Implement np.random.choice
Company: Pinterest
Role: Data Scientist
Category: Coding & Algorithms
Difficulty: easy
Interview Round: Technical Screen
Implement a function similar to `numpy.random.choice`.
## Function signature
`choice(a, size=None, replace=True, p=None) -> samples`
## Requirements
- `a` can be:
- an integer `n` meaning sample from `[0, 1, ..., n-1]`, or
- a list/array of items to sample from.
- `size` can be:
- `None` (return a single item), or
- an integer `k` (return a list of length `k`).
- `replace`:
- if `True`, sampling is with replacement.
- if `False`, sampling is without replacement (no duplicates). Assume `k <= len(a)`.
- `p`:
- optional probability weights aligned with `a`.
- if `None`, use uniform distribution.
## Tasks
1. Describe an algorithm to sample **with replacement** (uniform and weighted).
2. Describe an algorithm to sample **without replacement** (uniform and weighted).
3. Discuss time complexity and edge cases (invalid `p`, floating point sum != 1, `size=None`, etc.).
Quick Answer: This question evaluates understanding of random sampling algorithms, probability distributions (uniform and weighted), handling of weights and edge-case validation, and engineering trade-offs in data-structure-aware implementation for both integer ranges and explicit collections.

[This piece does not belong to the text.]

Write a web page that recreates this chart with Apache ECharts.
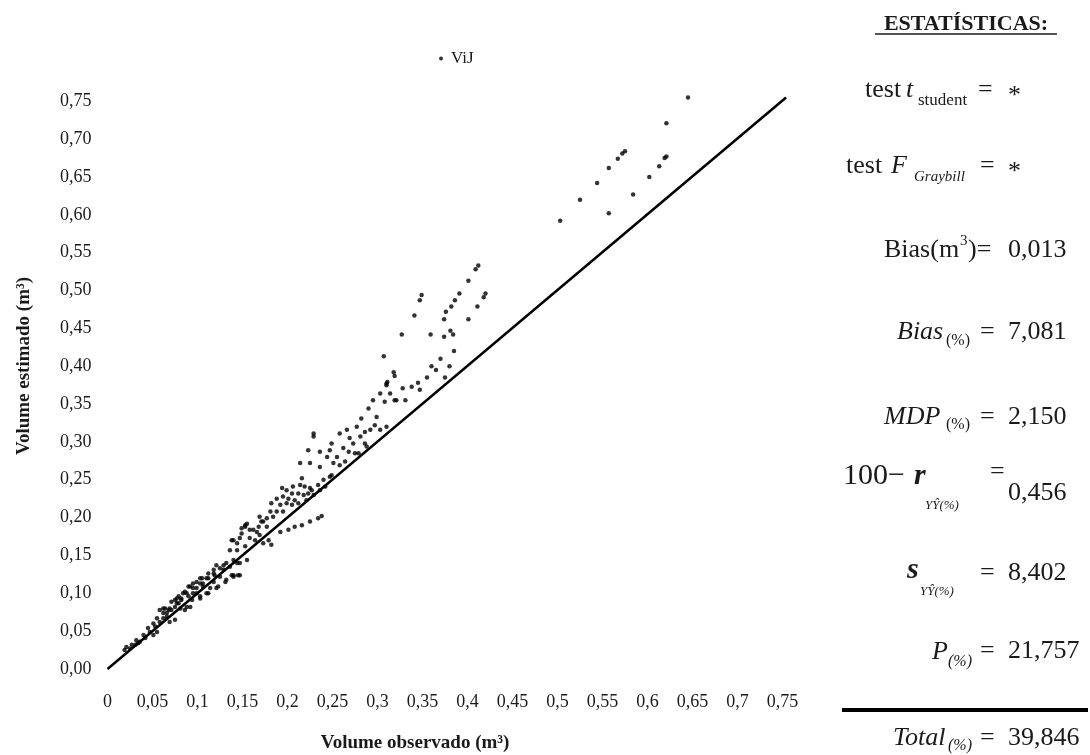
<!DOCTYPE html>
<html>
<head>
<meta charset="utf-8">
<script src="https://cdn.jsdelivr.net/npm/echarts@6/dist/echarts.min.js"></script>
<style>
  html, body { margin: 0; padding: 0; background: #fff; }
  #chart { width: 1090px; height: 755px; }
</style>
</head>
<body>
<div id="chart"></div>
<script>
// volume observado x volume estimado (m3)
const pontosBaixos = [
  [0.019,0.025],[0.021,0.029],[0.025,0.027],[0.027,0.032],[0.031,0.032],[0.032,0.038],
  [0.034,0.034],[0.036,0.036],[0.040,0.045],[0.042,0.041],[0.045,0.054],[0.047,0.049],
  [0.051,0.045],[0.051,0.060],[0.053,0.056],[0.055,0.049],[0.055,0.067],[0.058,0.062],
  [0.058,0.078],[0.062,0.067],[0.062,0.074],[0.062,0.080],[0.064,0.080],[0.066,0.074],
  [0.066,0.069],[0.068,0.078],[0.069,0.062],[0.069,0.080],[0.071,0.078],[0.071,0.089],
  [0.075,0.065],[0.075,0.082],[0.075,0.091],[0.077,0.087],[0.077,0.093],[0.079,0.087],
  [0.079,0.096],[0.081,0.080],[0.082,0.091],[0.082,0.093],[0.084,0.100],[0.086,0.078],
  [0.086,0.102],[0.088,0.082],[0.088,0.100],[0.090,0.096],[0.090,0.109],[0.092,0.082],
  [0.092,0.109],[0.094,0.091],[0.095,0.100],[0.095,0.107],[0.095,0.113],[0.099,0.100],
  [0.099,0.107],[0.099,0.115],[0.103,0.093],[0.103,0.096],[0.103,0.113],[0.103,0.120],
  [0.105,0.120],[0.106,0.109],[0.106,0.113],[0.110,0.100],[0.110,0.120],[0.112,0.100],
  [0.112,0.120],[0.112,0.126],[0.114,0.107],[0.118,0.115],[0.118,0.126],[0.118,0.131],
  [0.119,0.124],[0.121,0.107],[0.121,0.137],[0.123,0.109],[0.125,0.122],[0.125,0.133],
  [0.129,0.131],[0.129,0.137],[0.131,0.115],[0.132,0.118],[0.132,0.140],[0.136,0.135],
  [0.138,0.124],[0.140,0.122],[0.140,0.124],[0.140,0.144],[0.144,0.140],[0.145,0.124],
  [0.147,0.124],[0.147,0.140]
];
const pontosMedios = [
  [0.136,0.157],[0.138,0.170],[0.140,0.170],[0.144,0.157],[0.144,0.166],[0.147,0.173],
  [0.149,0.179],[0.149,0.186],[0.153,0.162],[0.153,0.188],[0.153,0.190],[0.155,0.144],
  [0.155,0.192],[0.158,0.173],[0.158,0.184],[0.162,0.184],[0.164,0.170],[0.166,0.181],
  [0.168,0.188],[0.169,0.177],[0.169,0.201],[0.171,0.195],[0.173,0.166],[0.173,0.195],
  [0.177,0.188],[0.177,0.199],[0.179,0.170],[0.181,0.208],[0.182,0.164],[0.182,0.219],
  [0.184,0.201],[0.188,0.208],[0.188,0.225],[0.192,0.181],[0.192,0.217],[0.194,0.239],
  [0.195,0.208],[0.195,0.228],[0.199,0.219],[0.199,0.236],[0.201,0.184],[0.201,0.225],
  [0.205,0.217],[0.205,0.232],[0.206,0.241],[0.208,0.188],[0.208,0.223],[0.212,0.219],
  [0.212,0.232],[0.214,0.243],[0.214,0.272],[0.216,0.190],[0.216,0.252],[0.218,0.230],
  [0.219,0.241],[0.221,0.223],[0.223,0.232],[0.223,0.289],[0.225,0.195],[0.225,0.239],
  [0.225,0.272],[0.227,0.236],[0.229,0.230],[0.229,0.307],[0.229,0.311],[0.234,0.199],
  [0.234,0.243],[0.236,0.236],[0.236,0.267],[0.236,0.287],[0.238,0.202],[0.240,0.250],
  [0.242,0.241],[0.244,0.280],[0.247,0.254],[0.247,0.289],[0.249,0.256],[0.249,0.298],
  [0.251,0.272],[0.255,0.280],[0.258,0.269],[0.258,0.311],[0.262,0.292],[0.264,0.274],
  [0.266,0.316],[0.268,0.287],[0.269,0.305],[0.273,0.298],[0.275,0.285],[0.277,0.320],
  [0.279,0.285],[0.281,0.307],[0.282,0.331],[0.286,0.298],[0.286,0.313],[0.288,0.294],
  [0.290,0.344],[0.292,0.316],[0.295,0.355],[0.297,0.322],[0.299,0.333],[0.303,0.316],
  [0.303,0.364],[0.307,0.413],[0.308,0.353],[0.310,0.320],[0.310,0.375],[0.310,0.377],
  [0.311,0.379],[0.314,0.364],[0.318,0.392],[0.319,0.355],[0.319,0.387],[0.321,0.355],
  [0.328,0.371],[0.331,0.355],[0.338,0.373],[0.345,0.378],[0.347,0.369]
];
const pontosAltos = [
  [0.327,0.442],[0.341,0.467],[0.347,0.487],[0.349,0.494],[0.355,0.385],[0.359,0.442],
  [0.360,0.400],[0.365,0.395],[0.370,0.410],[0.374,0.439],[0.374,0.462],[0.375,0.385],
  [0.376,0.472],[0.380,0.400],[0.381,0.447],[0.382,0.479],[0.384,0.442],[0.385,0.420],
  [0.386,0.487],[0.391,0.496],[0.401,0.462],[0.401,0.513],[0.409,0.528],[0.411,0.479],
  [0.412,0.533],[0.418,0.491],[0.420,0.496],
  [0.503,0.592],[0.525,0.620],[0.544,0.642],[0.557,0.602],[0.557,0.662],[0.567,0.674],
  [0.572,0.681],[0.575,0.684],[0.584,0.627],[0.602,0.650],[0.613,0.664],[0.619,0.675],
  [0.621,0.677],[0.621,0.721],[0.645,0.755]
];
// reta 1:1
const retaObs = [0, 0.754];
const retaEst = [0, 0.755];

const serif = 'Liberation Serif';
const cor = '#1a1a1a';

function fmtX(v) { return String(+v.toFixed(2)).replace('.', ','); }
function fmtY(v) { return v.toFixed(2).replace('.', ','); }

function txt(s, x, y, size, extra) {
  return {
    type: 'text', x: x, y: y,
    style: Object.assign({
      text: s, fontSize: size, fontFamily: serif, fill: cor,
      align: 'left', verticalAlign: 'middle'
    }, extra || {})
  };
}
const it = { fontStyle: 'italic' };

// painel de estatísticas
const estat = [
  txt('ESTATÍSTICAS:', 966, 24, 22, { fontWeight: 'bold', align: 'center' }),
  txt('test', 865, 90, 26), txt('t', 906, 90, 26, it), txt('student', 918, 101, 17),
  txt('=', 978, 90, 26), txt('*', 1008, 96, 26),
  txt('test', 846, 166, 26), txt('F', 891, 166, 26, it), txt('Graybill', 914, 177, 15, it),
  txt('=', 980, 166, 26), txt('*', 1008, 172, 26),
  txt('Bias(m', 884, 250, 26), txt('3', 960, 241, 15), txt(')=', 968, 250, 26),
  txt('0,013', 1008, 250, 26),
  txt('Bias', 897, 332, 26, it), txt('(%)', 946, 341, 16),
  txt('=', 980, 332, 26), txt('7,081', 1008, 332, 26),
  txt('MDP', 884, 417, 26, it), txt('(%)', 946, 425, 16),
  txt('=', 980, 417, 26), txt('2,150', 1008, 417, 26),
  txt('100−', 843, 476, 30), txt('r', 914, 476, 30, { fontStyle: 'italic', fontWeight: 'bold' }),
  txt('YŶ(%)', 925, 506, 13, it),
  txt('=', 990, 472, 26), txt('0,456', 1008, 493, 26),
  txt('s', 907, 570, 30, { fontStyle: 'italic', fontWeight: 'bold' }),
  txt('YŶ(%)', 920, 592, 13, it),
  txt('=', 980, 573, 26), txt('8,402', 1008, 573, 26),
  txt('P', 932, 652, 26, it), txt('(%)', 948, 662, 16, it),
  txt('=', 980, 651, 26), txt('21,757', 1008, 651, 26),
  txt('Total', 893, 738, 26, it), txt('(%)', 948, 746, 16, it),
  txt('=', 980, 738, 26), txt('39,846', 1008, 738, 26),
  { type: 'line', shape: { x1: 875, y1: 34, x2: 1057, y2: 34 }, style: { stroke: cor, lineWidth: 1.5 } },
  { type: 'line', shape: { x1: 842, y1: 710, x2: 1088, y2: 710 }, style: { stroke: '#000', lineWidth: 4 } }
];

const nomesEixos = [
  txt('Volume observado (m³)', 415, 743, 19, { fontWeight: 'bold', align: 'center' }),
  {
    type: 'text', x: 24, y: 366, rotation: Math.PI / 2,
    style: { text: 'Volume estimado (m³)', fontSize: 19, fontFamily: serif, fontWeight: 'bold',
      fill: cor, align: 'center', verticalAlign: 'middle' }
  }
];

const chart = echarts.init(document.getElementById('chart'));
chart.setOption({
  backgroundColor: '#fff',
  animation: false,
  textStyle: { fontFamily: serif },
  grid: { left: 107.5, right: 298.5, top: 93.7, bottom: 86, containLabel: false },
  legend: {
    data: ['ViJ'], left: 434, top: 45, icon: 'circle',
    itemWidth: 10, itemHeight: 4,
    textStyle: { fontSize: 17, fontFamily: serif, color: cor }
  },
  xAxis: {
    type: 'value', min: 0, max: 0.76, interval: 0.05,
    axisLine: { show: false }, axisTick: { show: false }, splitLine: { show: false },
    axisLabel: { showMaxLabel: false, margin: 24, fontSize: 18, fontFamily: serif, color: cor, formatter: fmtX }
  },
  yAxis: {
    type: 'value', min: 0, max: 0.76, interval: 0.05,
    axisLine: { show: false }, axisTick: { show: false }, splitLine: { show: false },
    axisLabel: { showMaxLabel: false, margin: 16, fontSize: 18, fontFamily: serif, color: cor, formatter: fmtY }
  },
  series: [
    {
      name: 'ViJ', type: 'scatter', symbolSize: 4.5,
      itemStyle: { color: '#000' },
      data: pontosBaixos.concat(pontosMedios, pontosAltos)
    },
    {
      name: 'reta', type: 'line', showSymbol: false, silent: true,
      lineStyle: { color: '#000', width: 2.5 },
      data: retaObs.map((v, i) => [v, retaEst[i]])
    }
  ],
  graphic: estat.concat(nomesEixos)
});
</script>
</body>
</html>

Part 1: Deterministic Choice With Replacement
Implement deterministic sampling with replacement for a numpy-like `choice`. Instead of generating random numbers inside the function, you are given `random_values`, a list of floats in `[0, 1)`. If `p` is `None`, sample uniformly. Otherwise, use `p` as weights. If `a` is an integer `n`, sample from `[0, 1, ..., n-1]`; if `a` is a list/tuple, sample from its items. If `size` is `None`, return one sampled item; otherwise return a list of `size` sampled items. For weighted sampling, a random value `r` selects the first cumulative probability strictly greater than `r`.
Constraints
- If `a` is an integer, `1 <= a <= 10^5`.
- If `a` is a list/tuple, `1 <= len(a) <= 10^5`.
- `size` is `None` or `0 <= size <= 10^5`.
- `random_values` contains at least 1 value when `size is None`, otherwise at least `size` values.
- Each random value satisfies `0 <= r < 1`.
- If `p` is provided, it has the same length as the population, all weights are non-negative, and the total weight is positive.
Examples
Input: (5, 4, None, [0.02, 0.4, 0.99, 0.6])
Expected Output: [0, 2, 4, 3]
Explanation: Uniform sampling from `[0,1,2,3,4]` with indices `0,2,4,3`.